-- START OF AVAILABLE DATA --

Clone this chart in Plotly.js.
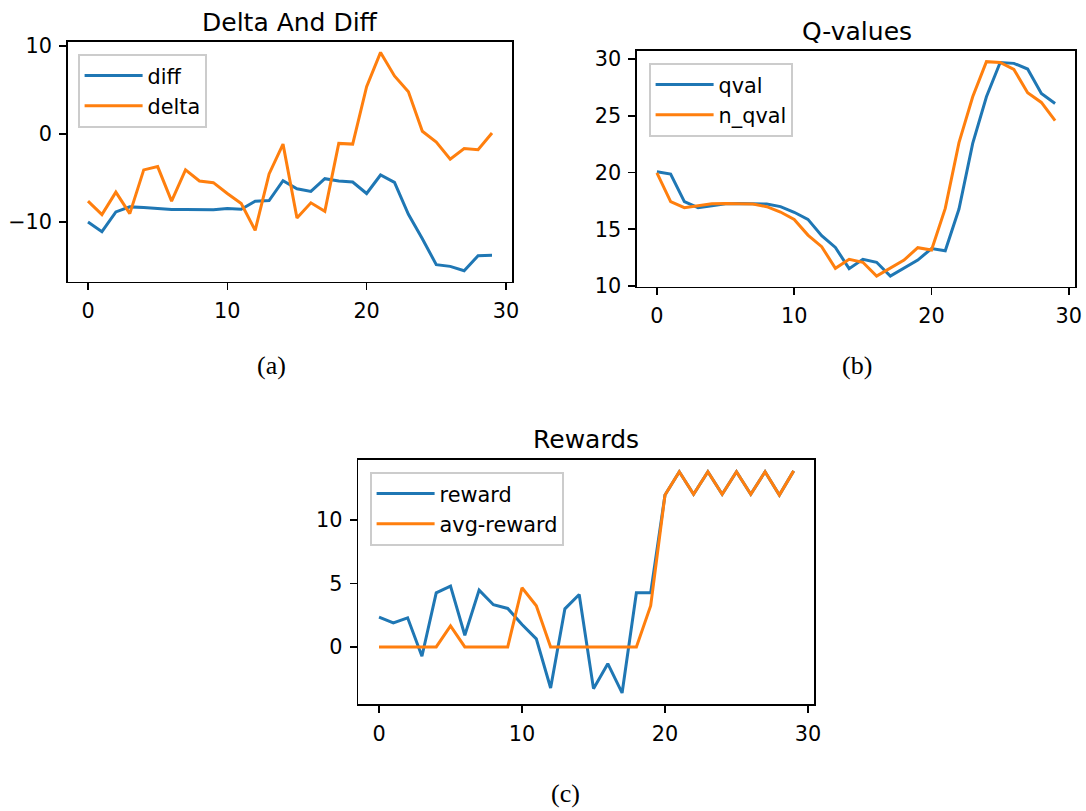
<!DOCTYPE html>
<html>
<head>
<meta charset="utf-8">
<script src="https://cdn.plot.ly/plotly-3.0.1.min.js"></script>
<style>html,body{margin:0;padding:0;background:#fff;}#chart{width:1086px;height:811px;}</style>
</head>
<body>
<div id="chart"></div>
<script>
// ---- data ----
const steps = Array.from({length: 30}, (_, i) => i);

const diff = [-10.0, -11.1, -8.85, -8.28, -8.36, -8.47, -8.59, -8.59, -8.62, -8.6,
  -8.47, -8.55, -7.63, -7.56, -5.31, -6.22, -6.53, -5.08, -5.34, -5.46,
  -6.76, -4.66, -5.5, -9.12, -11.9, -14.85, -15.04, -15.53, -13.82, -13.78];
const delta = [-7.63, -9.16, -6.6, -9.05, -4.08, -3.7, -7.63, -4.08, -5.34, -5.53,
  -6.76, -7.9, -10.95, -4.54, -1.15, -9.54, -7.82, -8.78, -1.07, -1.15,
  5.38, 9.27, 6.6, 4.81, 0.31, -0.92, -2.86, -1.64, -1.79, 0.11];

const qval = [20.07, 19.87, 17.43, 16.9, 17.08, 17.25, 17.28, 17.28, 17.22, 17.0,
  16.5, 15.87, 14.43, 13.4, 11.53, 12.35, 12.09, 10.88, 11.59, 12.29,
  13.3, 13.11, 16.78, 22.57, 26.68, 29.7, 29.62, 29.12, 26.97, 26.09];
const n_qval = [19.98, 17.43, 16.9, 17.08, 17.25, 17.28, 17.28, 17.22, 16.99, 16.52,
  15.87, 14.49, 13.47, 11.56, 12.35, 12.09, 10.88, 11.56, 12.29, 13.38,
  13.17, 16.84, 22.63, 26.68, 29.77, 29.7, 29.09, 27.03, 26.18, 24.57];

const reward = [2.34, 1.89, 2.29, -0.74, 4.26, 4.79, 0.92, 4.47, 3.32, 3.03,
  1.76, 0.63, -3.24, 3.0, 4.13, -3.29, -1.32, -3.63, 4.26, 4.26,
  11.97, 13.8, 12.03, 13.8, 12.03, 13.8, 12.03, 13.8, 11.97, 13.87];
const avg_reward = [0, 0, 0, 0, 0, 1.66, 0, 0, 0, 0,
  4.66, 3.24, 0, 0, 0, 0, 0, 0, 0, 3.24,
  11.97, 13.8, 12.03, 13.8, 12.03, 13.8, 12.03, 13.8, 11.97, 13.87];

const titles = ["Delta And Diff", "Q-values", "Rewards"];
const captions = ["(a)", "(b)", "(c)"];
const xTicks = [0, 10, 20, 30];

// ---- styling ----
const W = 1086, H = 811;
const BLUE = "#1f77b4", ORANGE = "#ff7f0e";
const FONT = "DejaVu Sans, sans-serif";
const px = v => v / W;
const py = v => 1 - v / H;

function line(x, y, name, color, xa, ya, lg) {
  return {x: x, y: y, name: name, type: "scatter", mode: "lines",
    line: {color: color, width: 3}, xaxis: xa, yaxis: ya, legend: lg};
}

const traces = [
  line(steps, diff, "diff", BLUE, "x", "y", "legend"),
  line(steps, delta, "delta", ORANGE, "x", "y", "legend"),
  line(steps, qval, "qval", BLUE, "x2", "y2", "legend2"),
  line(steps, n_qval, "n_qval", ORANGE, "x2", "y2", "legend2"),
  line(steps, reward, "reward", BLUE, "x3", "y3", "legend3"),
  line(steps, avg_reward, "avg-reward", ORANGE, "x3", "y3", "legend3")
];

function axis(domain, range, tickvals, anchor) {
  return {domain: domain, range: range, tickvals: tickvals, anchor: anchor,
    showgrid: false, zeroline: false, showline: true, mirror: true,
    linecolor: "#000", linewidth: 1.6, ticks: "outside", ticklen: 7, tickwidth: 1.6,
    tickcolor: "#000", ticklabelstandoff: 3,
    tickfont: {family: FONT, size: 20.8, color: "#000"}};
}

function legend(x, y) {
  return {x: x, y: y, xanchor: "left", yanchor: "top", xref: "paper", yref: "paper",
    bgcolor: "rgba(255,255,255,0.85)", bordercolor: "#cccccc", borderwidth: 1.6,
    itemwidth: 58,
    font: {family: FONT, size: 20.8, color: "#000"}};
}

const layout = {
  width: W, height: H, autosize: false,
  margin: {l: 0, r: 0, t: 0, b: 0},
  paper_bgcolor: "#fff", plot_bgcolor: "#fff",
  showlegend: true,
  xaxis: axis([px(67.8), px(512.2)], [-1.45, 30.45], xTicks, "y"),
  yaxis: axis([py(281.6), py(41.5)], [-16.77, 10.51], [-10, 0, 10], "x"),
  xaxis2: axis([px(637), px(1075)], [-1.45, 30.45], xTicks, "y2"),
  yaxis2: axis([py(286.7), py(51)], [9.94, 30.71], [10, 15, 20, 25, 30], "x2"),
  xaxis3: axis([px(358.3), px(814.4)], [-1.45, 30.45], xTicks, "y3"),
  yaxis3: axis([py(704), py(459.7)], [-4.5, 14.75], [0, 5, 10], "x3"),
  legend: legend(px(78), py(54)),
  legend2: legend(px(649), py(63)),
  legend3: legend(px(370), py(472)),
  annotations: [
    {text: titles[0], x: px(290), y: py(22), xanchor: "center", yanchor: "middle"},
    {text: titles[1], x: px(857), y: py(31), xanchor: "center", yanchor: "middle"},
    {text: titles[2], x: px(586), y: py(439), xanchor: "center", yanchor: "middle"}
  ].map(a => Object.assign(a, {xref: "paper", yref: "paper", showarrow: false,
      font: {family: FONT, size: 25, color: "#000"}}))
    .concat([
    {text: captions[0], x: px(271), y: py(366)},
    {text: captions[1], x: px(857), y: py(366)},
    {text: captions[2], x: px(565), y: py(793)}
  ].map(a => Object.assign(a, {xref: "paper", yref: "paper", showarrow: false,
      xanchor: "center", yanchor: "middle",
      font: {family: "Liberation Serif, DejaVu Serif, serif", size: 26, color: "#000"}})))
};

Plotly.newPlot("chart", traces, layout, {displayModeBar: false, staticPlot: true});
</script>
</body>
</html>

-- END OF AVAILABLE DATA --

Leave out the pictures and copy the rest of the material above exactly.

RESULT FOR THIS EXERCISE →
Clone this chart in Plotly.js.
<!DOCTYPE html>
<html>
<head>
<meta charset="utf-8">
<script src="https://cdn.plot.ly/plotly-3.0.1.min.js"></script>
<style>html,body{margin:0;padding:0;background:#fff;}#chart{width:1086px;height:811px;}</style>
</head>
<body>
<div id="chart"></div>
<script>
// ---- data ----
const steps = Array.from({length: 30}, (_, i) => i);

const diff = [-10.0, -11.1, -8.85, -8.28, -8.36, -8.47, -8.59, -8.59, -8.62, -8.6,
  -8.47, -8.55, -7.63, -7.56, -5.31, -6.22, -6.53, -5.08, -5.34, -5.46,
  -6.76, -4.66, -5.5, -9.12, -11.9, -14.85, -15.04, -15.53, -13.82, -13.78];
const delta = [-7.63, -9.16, -6.6, -9.05, -4.08, -3.7, -7.63, -4.08, -5.34, -5.53,
  -6.76, -7.9, -10.95, -4.54, -1.15, -9.54, -7.82, -8.78, -1.07, -1.15,
  5.38, 9.27, 6.6, 4.81, 0.31, -0.92, -2.86, -1.64, -1.79, 0.11];

const qval = [20.07, 19.87, 17.43, 16.9, 17.08, 17.25, 17.28, 17.28, 17.22, 17.0,
  16.5, 15.87, 14.43, 13.4, 11.53, 12.35, 12.09, 10.88, 11.59, 12.29,
  13.3, 13.11, 16.78, 22.57, 26.68, 29.7, 29.62, 29.12, 26.97, 26.09];
const n_qval = [19.98, 17.43, 16.9, 17.08, 17.25, 17.28, 17.28, 17.22, 16.99, 16.52,
  15.87, 14.49, 13.47, 11.56, 12.35, 12.09, 10.88, 11.56, 12.29, 13.38,
  13.17, 16.84, 22.63, 26.68, 29.77, 29.7, 29.09, 27.03, 26.18, 24.57];

const reward = [2.34, 1.89, 2.29, -0.74, 4.26, 4.79, 0.92, 4.47, 3.32, 3.03,
  1.76, 0.63, -3.24, 3.0, 4.13, -3.29, -1.32, -3.63, 4.26, 4.26,
  11.97, 13.8, 12.03, 13.8, 12.03, 13.8, 12.03, 13.8, 11.97, 13.87];
const avg_reward = [0, 0, 0, 0, 0, 1.66, 0, 0, 0, 0,
  4.66, 3.24, 0, 0, 0, 0, 0, 0, 0, 3.24,
  11.97, 13.8, 12.03, 13.8, 12.03, 13.8, 12.03, 13.8, 11.97, 13.87];

const titles = ["Delta And Diff", "Q-values", "Rewards"];
const captions = ["(a)", "(b)", "(c)"];
const xTicks = [0, 10, 20, 30];

// ---- styling ----
const W = 1086, H = 811;
const BLUE = "#1f77b4", ORANGE = "#ff7f0e";
const FONT = "DejaVu Sans, sans-serif";
const px = v => v / W;
const py = v => 1 - v / H;

function line(x, y, name, color, xa, ya, lg) {
  return {x: x, y: y, name: name, type: "scatter", mode: "lines",
    line: {color: color, width: 3}, xaxis: xa, yaxis: ya, legend: lg};
}

const traces = [
  line(steps, diff, "diff", BLUE, "x", "y", "legend"),
  line(steps, delta, "delta", ORANGE, "x", "y", "legend"),
  line(steps, qval, "qval", BLUE, "x2", "y2", "legend2"),
  line(steps, n_qval, "n_qval", ORANGE, "x2", "y2", "legend2"),
  line(steps, reward, "reward", BLUE, "x3", "y3", "legend3"),
  line(steps, avg_reward, "avg-reward", ORANGE, "x3", "y3", "legend3")
];

function axis(domain, range, tickvals, anchor) {
  return {domain: domain, range: range, tickvals: tickvals, anchor: anchor,
    showgrid: false, zeroline: false, showline: true, mirror: true,
    linecolor: "#000", linewidth: 1.6, ticks: "outside", ticklen: 7, tickwidth: 1.6,
    tickcolor: "#000", ticklabelstandoff: 3,
    tickfont: {family: FONT, size: 20.8, color: "#000"}};
}

function legend(x, y) {
  return {x: x, y: y, xanchor: "left", yanchor: "top", xref: "paper", yref: "paper",
    bgcolor: "rgba(255,255,255,0.85)", bordercolor: "#cccccc", borderwidth: 1.6,
    itemwidth: 58,
    font: {family: FONT, size: 20.8, color: "#000"}};
}

const layout = {
  width: W, height: H, autosize: false,
  margin: {l: 0, r: 0, t: 0, b: 0},
  paper_bgcolor: "#fff", plot_bgcolor: "#fff",
  showlegend: true,
  xaxis: axis([px(67.8), px(512.2)], [-1.45, 30.45], xTicks, "y"),
  yaxis: axis([py(281.6), py(41.5)], [-16.77, 10.51], [-10, 0, 10], "x"),
  xaxis2: axis([px(637), px(1075)], [-1.45, 30.45], xTicks, "y2"),
  yaxis2: axis([py(286.7), py(51)], [9.94, 30.71], [10, 15, 20, 25, 30], "x2"),
  xaxis3: axis([px(358.3), px(814.4)], [-1.45, 30.45], xTicks, "y3"),
  yaxis3: axis([py(704), py(459.7)], [-4.5, 14.75], [0, 5, 10], "x3"),
  legend: legend(px(78), py(54)),
  legend2: legend(px(649), py(63)),
  legend3: legend(px(370), py(472)),
  annotations: [
    {text: titles[0], x: px(290), y: py(22), xanchor: "center", yanchor: "middle"},
    {text: titles[1], x: px(857), y: py(31), xanchor: "center", yanchor: "middle"},
    {text: titles[2], x: px(586), y: py(439), xanchor: "center", yanchor: "middle"}
  ].map(a => Object.assign(a, {xref: "paper", yref: "paper", showarrow: false,
      font: {family: FONT, size: 25, color: "#000"}}))
    .concat([
    {text: captions[0], x: px(271), y: py(366)},
    {text: captions[1], x: px(857), y: py(366)},
    {text: captions[2], x: px(565), y: py(793)}
  ].map(a => Object.assign(a, {xref: "paper", yref: "paper", showarrow: false,
      xanchor: "center", yanchor: "middle",
      font: {family: "Liberation Serif, DejaVu Serif, serif", size: 26, color: "#000"}})))
};

Plotly.newPlot("chart", traces, layout, {displayModeBar: false, staticPlot: true});
</script>
</body>
</html>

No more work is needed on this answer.